WHAT NEEDS TO BE DONE ::
Restate the full listing word for word and leave the pictures out.

SOURCE DATA ::
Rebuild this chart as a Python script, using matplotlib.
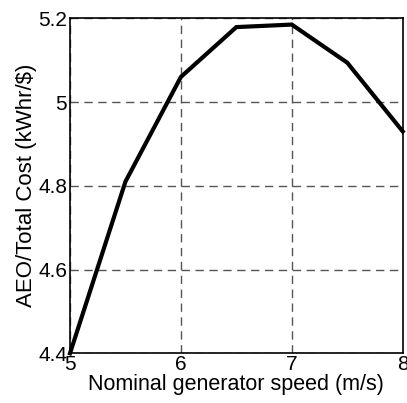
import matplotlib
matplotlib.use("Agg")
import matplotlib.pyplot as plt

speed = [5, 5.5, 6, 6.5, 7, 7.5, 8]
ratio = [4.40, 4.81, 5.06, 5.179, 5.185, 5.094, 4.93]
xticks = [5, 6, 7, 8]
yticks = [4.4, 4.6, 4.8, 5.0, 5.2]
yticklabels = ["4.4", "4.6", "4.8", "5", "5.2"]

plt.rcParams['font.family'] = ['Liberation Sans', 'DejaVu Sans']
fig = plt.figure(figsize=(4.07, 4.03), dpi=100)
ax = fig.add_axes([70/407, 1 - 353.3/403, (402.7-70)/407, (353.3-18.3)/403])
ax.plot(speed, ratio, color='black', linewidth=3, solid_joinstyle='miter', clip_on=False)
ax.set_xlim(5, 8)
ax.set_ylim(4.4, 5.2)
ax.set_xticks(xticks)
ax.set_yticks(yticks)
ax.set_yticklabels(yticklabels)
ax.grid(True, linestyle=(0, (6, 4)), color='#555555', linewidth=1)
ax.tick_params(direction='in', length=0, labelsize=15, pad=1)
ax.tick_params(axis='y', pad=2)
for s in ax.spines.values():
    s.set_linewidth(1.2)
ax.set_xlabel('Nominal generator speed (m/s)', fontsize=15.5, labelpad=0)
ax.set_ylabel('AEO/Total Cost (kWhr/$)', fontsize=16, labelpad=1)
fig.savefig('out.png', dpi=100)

EXERCISE ANSWER ::
Rebuild this chart as a Python script, using matplotlib.
import matplotlib
matplotlib.use("Agg")
import matplotlib.pyplot as plt

speed = [5, 5.5, 6, 6.5, 7, 7.5, 8]
ratio = [4.40, 4.81, 5.06, 5.179, 5.185, 5.094, 4.93]
xticks = [5, 6, 7, 8]
yticks = [4.4, 4.6, 4.8, 5.0, 5.2]
yticklabels = ["4.4", "4.6", "4.8", "5", "5.2"]

plt.rcParams['font.family'] = ['Liberation Sans', 'DejaVu Sans']
fig = plt.figure(figsize=(4.07, 4.03), dpi=100)
ax = fig.add_axes([70/407, 1 - 353.3/403, (402.7-70)/407, (353.3-18.3)/403])
ax.plot(speed, ratio, color='black', linewidth=3, solid_joinstyle='miter', clip_on=False)
ax.set_xlim(5, 8)
ax.set_ylim(4.4, 5.2)
ax.set_xticks(xticks)
ax.set_yticks(yticks)
ax.set_yticklabels(yticklabels)
ax.grid(True, linestyle=(0, (6, 4)), color='#555555', linewidth=1)
ax.tick_params(direction='in', length=0, labelsize=15, pad=1)
ax.tick_params(axis='y', pad=2)
for s in ax.spines.values():
    s.set_linewidth(1.2)
ax.set_xlabel('Nominal generator speed (m/s)', fontsize=15.5, labelpad=0)
ax.set_ylabel('AEO/Total Cost (kWhr/$)', fontsize=16, labelpad=1)
fig.savefig('out.png', dpi=100)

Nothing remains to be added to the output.